It is 10 o'clock, ladies and gentlemen, so I think we might get the show on the road. Welcome to the ASX results briefing for the 2012 financial year. My name is Elmer Funke , I'm the CEO. I'm joined here today by Peter Hiom, our Deputy CEO and Ramy Aziz our CFO. We have people joining us for this briefing here in Sydney over the phone and via webcast.
Before we kick off the presentation, I might ask people in the room here in Sydney to put your mobile phones on silent. Thank you. We'll use the usual format. I'll present for about 25 minutes, there's quite a lot to talk about and then we'll open it up for questions. Let me start by giving you an overview of the result.
A few months ago we gave the market a trading update for the 9 months to the end of March 2012. The full year results that you have in front of you are entirely consistent with that trading update and so in that sense there are no surprises in this result.
We describe this is as a solid result in very difficult market circumstances, particularly in the second half of the year.

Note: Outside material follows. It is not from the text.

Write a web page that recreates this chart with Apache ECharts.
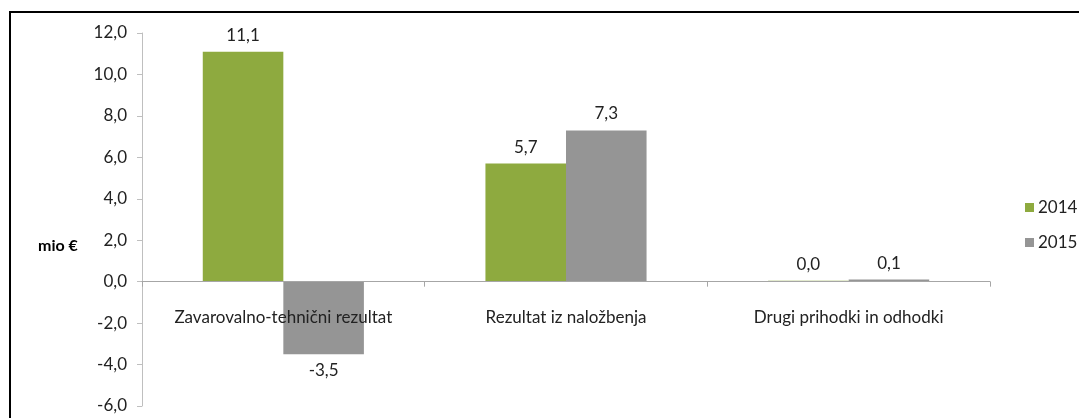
<!DOCTYPE html>
<html>
<head>
<meta charset="utf-8">
<script src="https://cdn.jsdelivr.net/npm/echarts@6/dist/echarts.min.js"></script>
<style>
  html, body { margin: 0; padding: 0; background: #fff; }
  #chart { width: 1079px; height: 418px; }
</style>
</head>
<body>
<div id="chart"></div>
<script>
var categories = ['Zavarovalno-tehnični rezultat', 'Rezultat iz naložbenja', 'Drugi prihodki in odhodki'];
var values2014 = [11.1, 5.7, 0.04];
var values2015 = [-3.5, 7.3, 0.1];
var seriesNames = ['2014', '2015'];
var yTicks = { min: -6, max: 12, step: 2 };

var FONT = 'Lato';
var FS = 17;

//vejica namesto pike
function fmt(v) {
    return Number(v).toFixed(1).replace('.', ',');
}

//negativne vrednosti imajo oznako spodaj
function toItems(arr) {
    return arr.map(function (v) {
        return {
            value: v,
            label: { position: v < 0 ? 'bottom' : 'top' }
        };
    });
}

var myChart = echarts.init(document.getElementById('chart'));
var option = {
    animation: false,
    textStyle: { fontFamily: FONT },
    grid: { left: 142, right: 89, top: 33, bottom: 12, outerBoundsMode: 'none', containLabel: false },
    legend: {
        orient: 'vertical',
        left: 1020,
        top: 194,
        itemWidth: 9,
        itemHeight: 9,
        itemGap: 18,
        icon: 'rect',
        textStyle: { fontFamily: FONT, fontSize: FS, color: '#222', padding: [0, 0, 0, -1] },
        data: seriesNames
    },
    xAxis: {
        type: 'category',
        data: categories,
        z: 10,
        axisLine: { onZero: true, lineStyle: { color: '#a6a6a6', width: 1 } },
        axisTick: { show: true, length: 5, lineStyle: { color: '#a6a6a6' } },
        // oznake so pod ničlo, ne na dnu mreže
        axisLabel: { interval: 0, hideOverlap: false, margin: -97, fontFamily: FONT, fontSize: FS, color: '#222' }
    },
    yAxis: {
        type: 'value',
        min: yTicks.min,
        max: yTicks.max,
        interval: yTicks.step,
        splitLine: { show: false },
        axisLine: { show: true, lineStyle: { color: '#bfbfbf' } },
        axisTick: { show: true, length: 5, lineStyle: { color: '#bfbfbf' } },
        axisLabel: { margin: 15, fontFamily: FONT, fontSize: FS, color: '#222', formatter: fmt }
    },
    series: [
        {
            name: seriesNames[0],
            type: 'bar',
            data: toItems(values2014),
            barGap: '0%',
            barCategoryGap: '43%',
            itemStyle: { color: '#8eaa3f' },
            label: { show: true, distance: 8, fontFamily: FONT, fontSize: FS, color: '#222', formatter: function (p) { return fmt(p.value); } }
        },
        {
            name: seriesNames[1],
            type: 'bar',
            data: toItems(values2015),
            itemStyle: { color: '#959595' },
            label: { show: true, distance: 8, fontFamily: FONT, fontSize: FS, color: '#222', formatter: function (p) { return fmt(p.value); } }
        }
    ],
    graphic: [
        {
            type: 'rect',
            shape: { x: 10, y: 12, width: 1200, height: 600 },
            style: { fill: 'none', stroke: '#000', lineWidth: 2 },
            silent: true
        },
        {
            type: 'text',
            left: 38,
            top: 238,
            style: { text: 'mio €', font: 'bold 16px ' + FONT, fill: '#000' }
        }
    ]
};
myChart.setOption(option);
</script>
</body>
</html>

Our statutory profit after tax was AUD339 million, that was down 3.7% but as we flagged before that includes some significant items to do with the move to our new data centre, consolidation of property and some redundancies. If you strip those out, our underlying profit after tax was AUD346 million, down 2.9% and that was driven by a revenue decline of 1.2% ,growth in interest and dividend income of 5% and growth in expenses of around 4%.

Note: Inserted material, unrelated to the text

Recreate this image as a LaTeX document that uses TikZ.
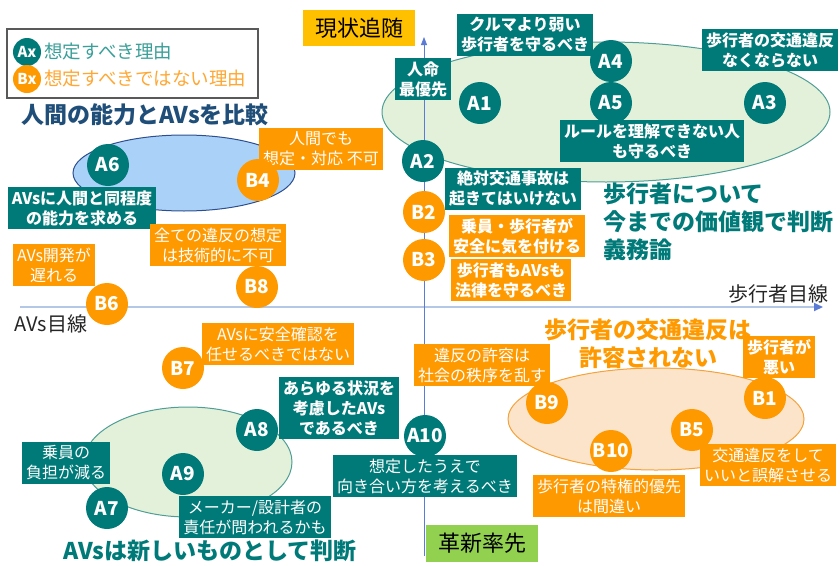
\documentclass[tikz,border=0pt]{standalone}
\usepackage{fontspec}
\setmainfont{Noto Sans CJK JP}
\usetikzlibrary{arrows.meta}
\definecolor{tl}{HTML}{007A78}
\definecolor{og}{HTML}{FF9900}
\definecolor{tllt}{HTML}{3A9F98}
\definecolor{oglt}{HTML}{FFA733}
\definecolor{lgreen}{HTML}{E4F1DA}
\definecolor{gbord}{HTML}{4E9E96}
\definecolor{lblue}{HTML}{AAD2F8}
\definecolor{bbord}{HTML}{2E4F8F}
\definecolor{peach}{HTML}{FCE4CA}
\definecolor{pbord}{HTML}{F4A23A}
\definecolor{ylw}{HTML}{FFC000}
\definecolor{grn}{HTML}{92D050}
\definecolor{dblue}{HTML}{1F4E79}
\definecolor{axv}{HTML}{5B7BD5}
\definecolor{axh}{HTML}{B4C7E7}
\begin{document}
\begin{tikzpicture}[x=1pt,y=-1pt,
  box/.style={align=center, text=white, inner xsep=4pt, inner ysep=3.5pt},
  rg/.style={font=\fontsize{16}{20}\selectfont},
  bd/.style={font=\fontsize{16}{20}\selectfont\bfseries},
  tb/.style={box, fill=tl, rg},
  tbb/.style={box, fill=tl, bd},
  ob/.style={box, fill=og, rg},
  obb/.style={box, fill=og, bd},
  circ/.style={circle, minimum size=42pt, inner sep=0pt, text=white, font=\bfseries\fontsize{19}{19}\selectfont},
  ca/.style={circ, fill=tl},
  cb/.style={circ, fill=og},
  lc/.style={circle, minimum size=28pt, inner sep=0pt, text=white, font=\bfseries\fontsize{15}{15}\selectfont},
  bigtitle/.style={font=\bfseries\fontsize{23}{28}\selectfont, inner sep=0pt}]
\useasboundingbox (0,0) rectangle (840,565);
% ellipses
\draw[draw=gbord, fill=lgreen, line width=1pt] (606,112) ellipse [x radius=224pt, y radius=70pt];
\draw[draw=bbord, fill=lblue, line width=1pt] (184,173) ellipse [x radius=111pt, y radius=38pt];
\draw[draw=gbord, fill=lgreen, line width=1pt] (188,462) ellipse [x radius=104pt, y radius=55pt];
\draw[draw=pbord, fill=peach, line width=1pt] (656,419) ellipse [x radius=148pt, y radius=51pt];
% axes
\coordinate (vb) at (424,556);
\coordinate (vt) at (424,37);
\coordinate (hl) at (20,307);
\coordinate (hr) at (823,307);
\draw[axh, line width=2pt, -{Triangle[length=9pt,width=8pt,color=axv]}] (hl) -- (hr);
\draw[axv, line width=0.8pt, -{Triangle[length=8pt,width=6pt]}] (vb) -- (vt);
% legend
\draw[draw=black!65, line width=1.3pt] (7,29) rectangle (258,98);
\node[lc, fill=tl] (lga) at (27,52) {Ax};
\node[lc, fill=og] (lgb) at (27,79) {Bx};
\node[anchor=west, text=tllt, font=\fontsize{18.5}{18.5}\selectfont, inner sep=0pt] (lgat) at (44,52) {想定すべき理由};
\node[anchor=west, text=oglt, font=\fontsize{18.5}{18.5}\selectfont, inner sep=0pt] (lgbt) at (44,79) {想定すべきではない理由};
% axis labels
\node[fill=ylw, minimum width=112pt, minimum height=36pt, font=\fontsize{22}{22}\selectfont, inner sep=0pt] (gj) at (359,28) {現状追随};
\node[fill=grn, minimum width=112pt, minimum height=37pt, font=\fontsize{22}{22}\selectfont, inner sep=0pt] (kx) at (482,543) {革新率先};
\node[font=\fontsize{20}{20}\selectfont, inner sep=0pt, text=black!85] (avm) at (51,324) {AVs目線};
\node[font=\fontsize{20}{20}\selectfont, inner sep=0pt, text=black!85] (hkm) at (778,294) {歩行者目線};
% titles
\node[bigtitle, text=dblue, font=\bfseries\fontsize{23}{23}\selectfont] (t1) at (145,115) {人間の能力とAVsを比較};
\node[bigtitle, text=tl, align=left, anchor=west] (t2) at (603,222) {歩行者について\\今までの価値観で判断\\義務論};
\node[bigtitle, text=og, align=center] (t3) at (648,344) {歩行者の交通違反は\\許容されない};
\node[bigtitle, text=tl] (t4) at (210,551) {AVsは新しいものとして判断};
% boxes (behind circles)
\node[tbb] (lA1) at (423,79) {人命\\最優先};
\node[tbb] (lA4) at (525,35) {クルマより弱い\\歩行者を守るべき};
\node[tbb] (lA3) at (770,50) {歩行者の交通違反\\なくならない};
\node[tbb] (lA2) at (513,189) {絶対交通事故は\\起きてはいけない};
\node[obb] (lB2) at (517,236) {乗員・歩行者が\\安全に気を付ける};
\node[obb] (lB3) at (511,280) {歩行者もAVsも\\法律を守るべき};
\node[ob] (lB4) at (321,149) {人間でも\\想定・対応 不可};
\node[tbb] (lA6) at (82,208) {AVsに人間と同程度\\の能力を求める};
\node[ob] (lB8) at (218,245) {全ての違反の想定\\は技術的に不可};
\node[ob] (lB6) at (54,265) {AVs開発が\\遅れる};
\node[ob] (lB7) at (278,344) {AVsに安全確認を\\任せるべきではない};
\node[tbb] (lA8) at (339,408) {あらゆる状況を\\考慮したAVs\\であるべき};
\node[tb] (lA7) at (66,463) {乗員の\\負担が減る};
\node[tb] (lA9) at (255,517) {メーカー/設計者の\\責任が問われるかも};
\node[tb] (lA10) at (425,476) {想定したうえで\\向き合い方を考えるべき};
\node[ob] (lB9) at (482,365) {違反の許容は\\社会の秩序を乱す};
\node[obb] (lB1) at (779,357) {歩行者が\\悪い};
\node[ob] (lB5) at (768,465) {交通違反をして\\いいと誤解させる};
\node[ob] (lB10) at (609,496) {歩行者の特権的優先\\は間違い};
% circles
\node[ca] (A1) at (480,103) {A1};
\node[ca] (A4) at (611,61) {A4};
\node[ca] (A5) at (611,103) {A5};
\node[ca] (A3) at (765,103) {A3};
\node[ca] (A2) at (423,161) {A2};
\node[cb] (B2) at (424,212) {B2};
\node[cb] (B3) at (424,260) {B3};
\node[ca] (A6) at (108,165) {A6};
\node[cb] (B4) at (258,180) {B4};
\node[cb] (B8) at (257,287) {B8};
\node[cb] (B6) at (107,304) {B6};
\node[cb] (B7) at (183,368) {B7};
\node[ca] (A8) at (257,430) {A8};
\node[ca] (A9) at (183,474) {A9};
\node[ca] (A7) at (107,508) {A7};
\node[ca] (A10) at (425,436) {A10};
\node[cb] (B9) at (547,403) {B9};
\node[cb] (B1) at (765,398) {B1};
\node[cb] (B5) at (692,430) {B5};
\node[cb] (B10) at (611,451) {B10};
% box drawn over its circle
\node[tbb] (lA5) at (652,141) {ルールを理解できない人\\も守るべき};
\end{tikzpicture}
\end{document}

2012 was very much a year of two halves. After a very strong start to the year we saw a significant reduction in market activity as retail investors left the market and professional investors reduced their risk appetite. That was reflected in the economics of the business in the second half and that translates directly to the dividends of the second half as well. So the final dividend of AUD0.851 for the second half was down 8.5% and that's in line with the economics of the business in the second half. Full year dividends, AUD1.779, down 2.9% and that's entirely driven by our pay-out ratio, which continues to be 90% of underlying earnings.